Multi-level regression and post-stratification (MRP) is a statistical technique used to project national polling data onto electoral districts, such as constituencies or regions. This is important for understanding elections where the geography of the nationwide vote is crucial, such as states in the US (for their electoral college), or constituencies in the House of Commons.
Remain United commissioned an MRP projection, using internet panel polling data from ComRes, for European Parliament voting intention. ComRes interviewed 4,060 GB adults between 1st and 7th May 2019.
Response Rates and Non-Response Bias
The document starts by recounting that the last two general elections and the EU referendum “were not predicted well by most pollsters”.
Industry response rates are now very low, with most people refusing to take part. Those who do participate are unusual, and the sample becomes unrepresentative, which creates inaccuracy.
Non-response bias is an issue in survey research where the respondents are substantially different from those who were selected but failed to respond.
It is then asserted:
They might have worked well in the past when samples were only a little skewed, but they groan under the weight of modern mis-sampling. That results in polling errors.
Whilst the 2015 General Election polling miss was caused by unrepresentative samples, the same story does not really apply to 2017 (as it was not systemic). Furthermore, only a weak relationship appears between response rates and non-response bias, according to a 2008 meta-analysis. Non-response bias is not solely a function of the non-response rate.
Exit polling is not ‘naturally representative’
The document then states:
One exception is exit polling which has been fairly accurate recently. Exit polls are based on counting votes after they have been cast, and its samples are naturally representative. So, it is insulated from the problems of pre-election polling.
In the UK, results from polling stations are not generally published. The Curtice-Firth method, used in exit polling since 2001, looks at the same polling stations from election to election. People are asked to replicate the vote they just cast, on a mock ballot paper.
The change in exit polls is then studied, building a probabilistic forecast for the entire House of Commons — as this can be expressed as the change from the previous election results.
These samples are not “naturally representative” — the errors from polling station selection should be broadly consistent between elections.
MRP is not an algorithm
The document continues:
Already well-known in the technology industry, where it is called “machine learning”, it is a key part of algorithms used for internet search and language translation. Market researchers have given it the clunky name of multi-level regression and post-stratification, or MRP for short, but it is essentially the same technique.
MRP takes polling data and seeks to build a model for individual voting intention out of demographic characteristics. This is the R: regression.
That model is allowed to vary according to the constituency. This is the M: multi-level.
The model of individual vote intention is then projected across census counts of what kind of people live in each place.

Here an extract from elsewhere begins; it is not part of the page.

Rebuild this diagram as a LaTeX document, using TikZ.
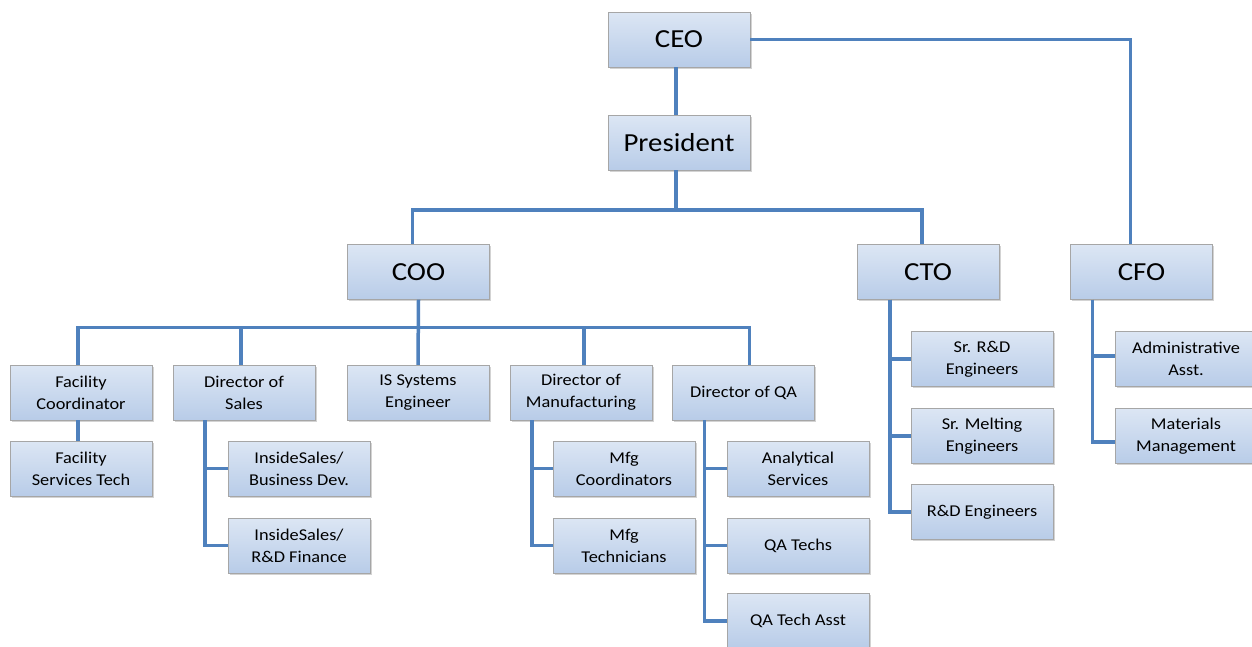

This is the P: post-stratification.
There is no ‘machine-learning’ involved. It is not an algorithm in that sense. It is a statistical technique, named by political scientists.
MRP did not do better in 2015
The most confusing assertion made in the document is:
In 2015 and 2017, MRP would have been much more accurate than the flawed classic polls, even with moderate poll sizes of around 4,000 voters.
Nor is it the case that MRP-based models of Commons seats were wholly successful in the 2017 General Election. People may remember the YouGov model, but there was another organisation conducting such modelling.
Lord Ashcroft Polls used British Polling Council members for its fieldwork. Under an MRP model, the central projection was for the Conservatives to win 357 seats. Lord Ashcroft Polls used smaller, weekly surveys of around 2,000 people — after the large 40,000 sample survey that ‘started’ their model. Contrasting with YouGov’s daily surveys of 8,000 people, it may have meant the Lord Ashcroft Polls estimate was too resistant to change.
MRP may be an expensive way of discovering systematic sampling bias.
The greater usage of MRP is an important innovation for the polling industry. However, it is a matter of human learning, rather than machine-learning.
Based on our understanding of public opinion, appropriate models for individual vote intention — including the choice over the district-level predictor — must be selected. Those subjective choices must be clearly and transparently expressed for future assessment.